Given instruction: Your task is to reproduce, verbatim and without pictures, the lines from the opening of the listing through the line containing "width=4.10cm, minimum height=1.48cm]".

········

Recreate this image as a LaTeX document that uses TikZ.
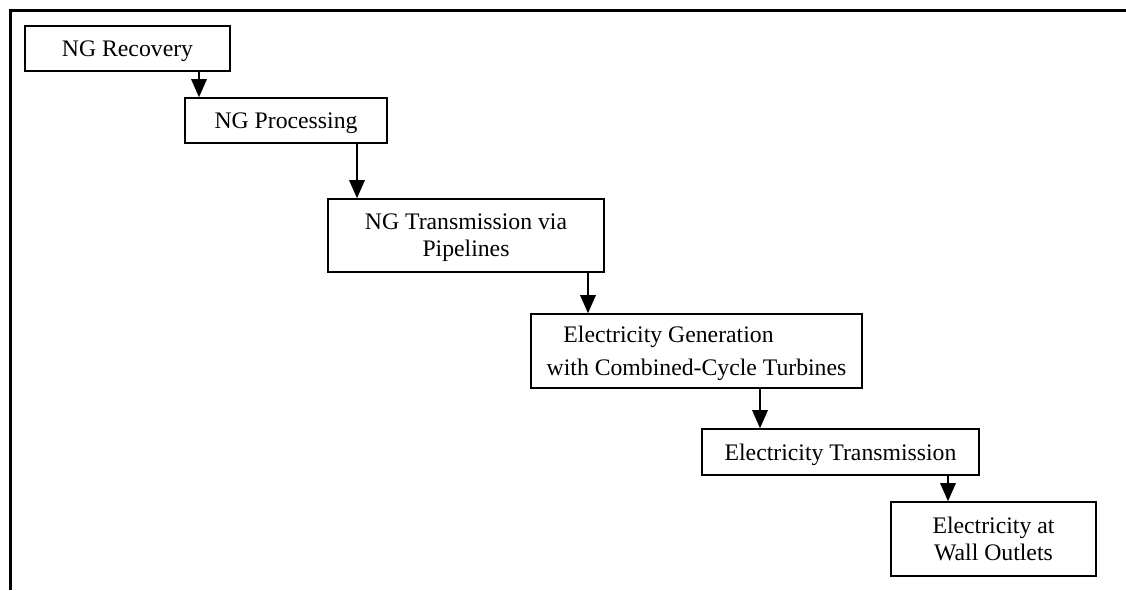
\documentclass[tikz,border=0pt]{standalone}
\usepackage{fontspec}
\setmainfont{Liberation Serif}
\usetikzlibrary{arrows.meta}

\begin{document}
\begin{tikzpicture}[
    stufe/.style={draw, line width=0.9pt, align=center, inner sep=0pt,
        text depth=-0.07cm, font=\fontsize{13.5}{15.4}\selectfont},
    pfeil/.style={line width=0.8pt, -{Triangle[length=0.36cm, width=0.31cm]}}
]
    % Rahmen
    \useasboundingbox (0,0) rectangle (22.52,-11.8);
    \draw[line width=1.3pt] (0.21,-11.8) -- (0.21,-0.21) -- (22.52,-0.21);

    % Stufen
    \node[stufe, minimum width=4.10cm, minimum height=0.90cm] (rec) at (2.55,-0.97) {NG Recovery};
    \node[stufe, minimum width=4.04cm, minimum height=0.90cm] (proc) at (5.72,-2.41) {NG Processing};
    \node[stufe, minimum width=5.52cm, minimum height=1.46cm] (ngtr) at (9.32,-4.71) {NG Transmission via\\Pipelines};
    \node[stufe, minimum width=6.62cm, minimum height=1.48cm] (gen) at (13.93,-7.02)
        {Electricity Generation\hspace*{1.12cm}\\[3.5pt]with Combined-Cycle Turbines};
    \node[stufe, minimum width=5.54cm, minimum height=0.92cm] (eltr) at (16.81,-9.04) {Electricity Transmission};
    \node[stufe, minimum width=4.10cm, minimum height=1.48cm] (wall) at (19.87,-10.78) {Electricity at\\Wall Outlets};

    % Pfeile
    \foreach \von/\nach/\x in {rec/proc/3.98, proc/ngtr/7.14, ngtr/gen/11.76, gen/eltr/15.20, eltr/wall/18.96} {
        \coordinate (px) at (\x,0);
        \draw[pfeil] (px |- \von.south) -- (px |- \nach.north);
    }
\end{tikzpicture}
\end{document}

········

Completed task:
Recreate this image as a LaTeX document that uses TikZ.
\documentclass[tikz,border=0pt]{standalone}
\usepackage{fontspec}
\setmainfont{Liberation Serif}
\usetikzlibrary{arrows.meta}

\begin{document}
\begin{tikzpicture}[
    stufe/.style={draw, line width=0.9pt, align=center, inner sep=0pt,
        text depth=-0.07cm, font=\fontsize{13.5}{15.4}\selectfont},
    pfeil/.style={line width=0.8pt, -{Triangle[length=0.36cm, width=0.31cm]}}
]
    % Rahmen
    \useasboundingbox (0,0) rectangle (22.52,-11.8);
    \draw[line width=1.3pt] (0.21,-11.8) -- (0.21,-0.21) -- (22.52,-0.21);

    % Stufen
    \node[stufe, minimum width=4.10cm, minimum height=0.90cm] (rec) at (2.55,-0.97) {NG Recovery};
    \node[stufe, minimum width=4.04cm, minimum height=0.90cm] (proc) at (5.72,-2.41) {NG Processing};
    \node[stufe, minimum width=5.52cm, minimum height=1.46cm] (ngtr) at (9.32,-4.71) {NG Transmission via\\Pipelines};
    \node[stufe, minimum width=6.62cm, minimum height=1.48cm] (gen) at (13.93,-7.02)
        {Electricity Generation\hspace*{1.12cm}\\[3.5pt]with Combined-Cycle Turbines};
    \node[stufe, minimum width=5.54cm, minimum height=0.92cm] (eltr) at (16.81,-9.04) {Electricity Transmission};
    \node[stufe, minimum width=4.10cm, minimum height=1.48cm] (wall) at (19.87,-10.78) {Electricity at\\Wall Outlets};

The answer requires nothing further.